September 22, 2004
A high-profile Sino-foreign joint venture set up to co-produce television programmes has stalled, with Chinese authorities yet to approval the landmark deal.
United States media giant Viacom has been unable to make any progress in its first mainland media joint venture, with Shanghai Media Group (SMG), since the deal was announced in March.
The two key regulators - the State Administration of Radio, Film and Television (SARFT) and the Ministry of Commerce - have not yet amended their legislation to pave the way for a venture that allows foreign investment in the restricted media sector.
"SARFT is still drafting detailed regulations governing foreign investment in the TV production business," an industry source said.
"Unless SARFT changes its regulations, the Ministry of Commerce is not going to approve Viacom's joint venture."
Viacom chairman Sumner Redstone was in Beijing yesterday to meet SARFT director Xu Guangchun and discuss the venture.
Mr Xu said Viacom was very supportive of all local co-production and promised to issue written approval as soon as possible.
Mr Redstone is in Hong Kong today to attend the Forbes global CEO conference and will travel to Guangzhou to announce a strategic expansion in the southern part of the country.
Viacom, which owns the Nickelodeon children's channel and MTV, announced in March that it would set up China's first Sino-foreign joint venture in television content production.

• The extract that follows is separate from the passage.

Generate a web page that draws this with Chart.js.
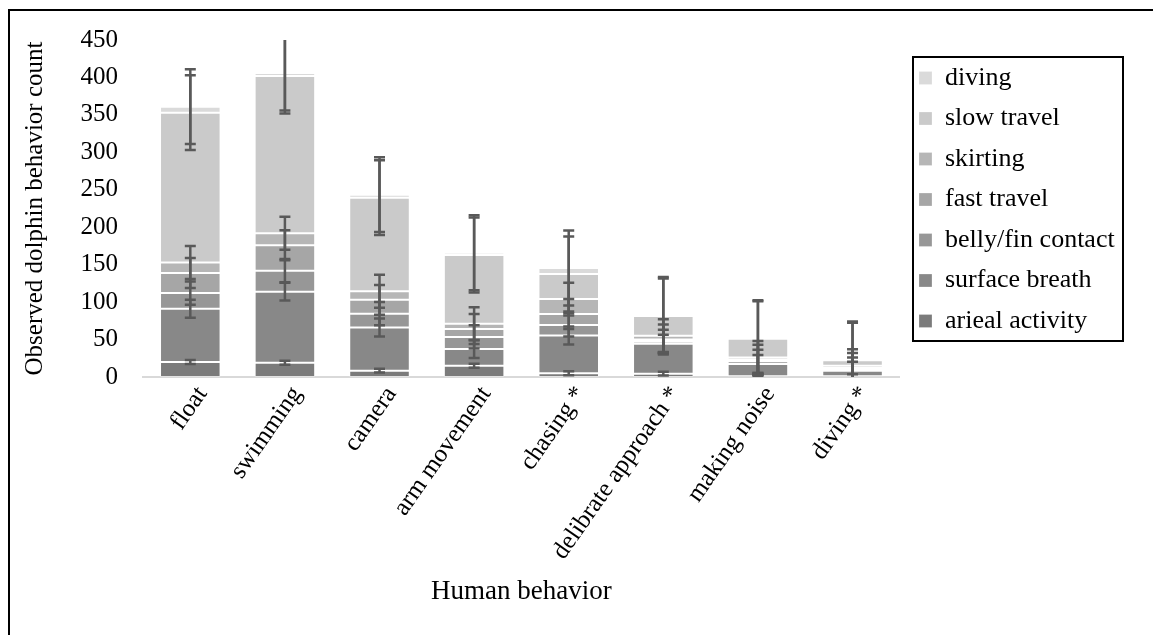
<!DOCTYPE html>
<html>
<head>
<meta charset="utf-8">
<script src="https://cdn.jsdelivr.net/npm/chart.js@4.4.1/dist/chart.umd.min.js"></script>
<style>
  html, body { margin: 0; padding: 0; background: #fff; overflow: hidden; }
  #wrap { position: absolute; left: 0; top: 0; width: 1153px; height: 635px; }
  #frame { position: absolute; left: 8px; top: 9px; width: 1200px; height: 700px; border: 2px solid #000; pointer-events: none; }
</style>
</head>
<body>
<div id="frame"></div>
<div id="wrap"><canvas id="myChart" width="1153" height="635"></canvas></div>
<script>
const behaviors = ['float', 'swimming', 'camera', 'arm movement', 'chasing *', 'delibrate approach *', 'making noise', 'diving *'];

// stacked from the bottom up
const seriesNames = ['arieal activity', 'surface breath', 'belly/fin contact', 'fast travel', 'skirting', 'slow travel', 'diving'];
const arieal = [20, 19, 8.5, 15, 5, 4.5, 1, 1];
const surfaceBreath = [71, 95, 57.5, 22.5, 50.5, 40, 16.5, 7.5];
const bellyFin = [21, 28, 18.5, 16, 14, 3, 3.5, 2];
const fastTravel = [27, 34, 18.5, 10.5, 14.5, 2.5, 2, 1.5];
const skirting = [14, 16, 11.5, 7, 20, 5, 3, 3];
const slowTravel = [200, 210, 125, 92, 33.5, 26.5, 25, 7.5];
const diving = [8, 4, 4, 3, 8, 2, 1.5, 1.5];
// fixed-value error bars, one per series
const errorSize = [2.6, 12, 15.5, 20, 22, 50, 50];
const yTicks = [0, 50, 100, 150, 200, 250, 300, 350, 400, 450];

const seriesData = [arieal, surfaceBreath, bellyFin, fastTravel, skirting, slowTravel, diving];
const grays = ['#7b7b7b', '#888888', '#979797', '#a6a6a6', '#b6b6b6', '#cacaca', '#dadada'];

const serif = 'Liberation Serif, Times New Roman, serif';

// draws the error bars at the top of every stacked segment
const errorBars = {
  id: 'errorBars',
  afterDatasetsDraw(chart) {
    const ctx = chart.ctx;
    const y = chart.scales.y;
    const area = chart.chartArea;
    ctx.save();
    ctx.beginPath();
    ctx.rect(area.left, area.top - 2, area.width, area.height + 2);
    ctx.clip();
    ctx.strokeStyle = '#595959';
    ctx.lineWidth = 2.5;
    seriesData.forEach((values, i) => {
      const meta = chart.getDatasetMeta(i);
      meta.data.forEach((bar, j) => {
        let top = 0;
        for (let k = 0; k <= i; k++) top += seriesData[k][j];
        const hi = y.getPixelForValue(Math.min(top + errorSize[i], 450));
        const lo = y.getPixelForValue(Math.max(top - errorSize[i], 0));
        ctx.beginPath();
        ctx.moveTo(bar.x, lo);
        ctx.lineTo(bar.x, hi);
        if (top + errorSize[i] <= 450) {
          ctx.moveTo(bar.x - 5.5, hi);
          ctx.lineTo(bar.x + 5.5, hi);
        }
        if (top - errorSize[i] >= 0) {
          ctx.moveTo(bar.x - 5.5, lo);
          ctx.lineTo(bar.x + 5.5, lo);
        }
        ctx.stroke();
      });
    });
    ctx.restore();
  }
};

// moves the legend to its spot and puts a box round it
const legendFrame = {
  id: 'legendFrame',
  afterLayout(chart) {
    const lg = chart.legend;
    const pad = lg.options.labels.padding;
    const dx = 919 - pad - lg.left;
    const dy = 65 - pad - lg.top;
    lg.left += dx; lg.right += dx;
    lg.top += dy; lg.bottom += dy;
  },
  afterDraw(chart) {
    const boxes = chart.legend.legendHitBoxes;
    const first = boxes[0];
    const last = boxes[boxes.length - 1];
    const ctx = chart.ctx;
    ctx.save();
    ctx.strokeStyle = '#000';
    ctx.lineWidth = 2;
    ctx.strokeRect(first.left - 6, first.top - 8, 210, last.top + last.height - first.top + 15);
    ctx.restore();
  }
};

const ctx = document.getElementById('myChart');
new Chart(ctx, {
  type: 'bar',
  data: {
    labels: behaviors,
    datasets: seriesNames.map((name, i) => ({
      label: name,
      data: seriesData[i],
      backgroundColor: grays[i],
      borderColor: 'rgba(255,255,255,0.25)',
      borderWidth: 1,
      borderSkipped: false,
      categoryPercentage: 1,
      barPercentage: 0.64
    }))
  },
  options: {
    responsive: false,
    animation: false,
    layout: { padding: { left: 20, top: 38, right: 33, bottom: 27 } },
    plugins: {
      tooltip: { enabled: false },
      legend: {
        position: 'right',
        align: 'start',
        reverse: true,
        labels: {
          color: '#000',
          font: { family: serif, size: 26 },
          boxWidth: 13,
          boxHeight: 13,
          padding: 14.5
        }
      }
    },
    scales: {
      x: {
        stacked: true,
        grid: { display: false, drawTicks: false },
        border: { display: true, color: '#d9d9d9', width: 2 },
        ticks: {
          color: '#000',
          font: { family: serif, size: 25 },
          minRotation: 55,
          maxRotation: 55,
          autoSkip: false,
          labelOffset: 12,
          padding: 4
        },
        title: {
          display: true,
          text: 'Human behavior',
          color: '#000',
          font: { family: serif, size: 27 },
          padding: { top: 0, bottom: 0 }
        },
        afterFit(scale) { scale.height = 231; }
      },
      y: {
        stacked: true,
        min: 0,
        max: 450,
        grid: { display: false, drawTicks: false },
        border: { display: false },
        afterBuildTicks(scale) { scale.ticks = yTicks.map(v => ({ value: v })); },
        ticks: {
          color: '#000',
          font: { family: serif, size: 25 },
          padding: 25
        },
        title: {
          display: true,
          text: 'Observed dolphin behavior count',
          color: '#000',
          font: { family: serif, size: 25 },
          padding: { top: 0, bottom: 0 }
        },
        afterFit(scale) { scale.width = 123; }
      }
    }
  },
  plugins: [errorBars, legendFrame]
});
</script>
</body>
</html>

The new company - with an investment of "a few million US dollars" from both parties - has found an office in Shanghai and plans to employ about 30 people. Production is scheduled to begin this quarter with product launches in the first quarter of next year.
"Things are going as well as we expected," said Charles Chau, senior vice-president of network strategy and managing director for MTV North Asia, Viacom's only representative in China. However, he admitted the firm had not yet received the formal approvals.
Last December, SARFT announced in principle that it was going to allow foreign participation in domestic TV programme production. However, it has yet to settle details such as what qualifies as a domestic or a foreign party when setting up a joint venture, how much of a stake a foreign partner can take and to what extent foreign companies can use their logos in the TV content.
Foreign media companies are banned from showing their logos on domestic TV under present legislation. Star TV, for example, had to enter the mainland market under the name Xingkong Weishi.
A regulatory framework allowing foreign investment in the TV programming business would not be in place until early next year, some industry sources said, meaning Viacom would have to wait about six months to make its move.
"The deal was announced too early," another industry source said. "The market and regulations are not clear and ready at the moment."
As far as Viacom is concerned, it wants to enter China under its own branding. "We want to leverage the power of the brand Nickelodeon," Mr Chau said.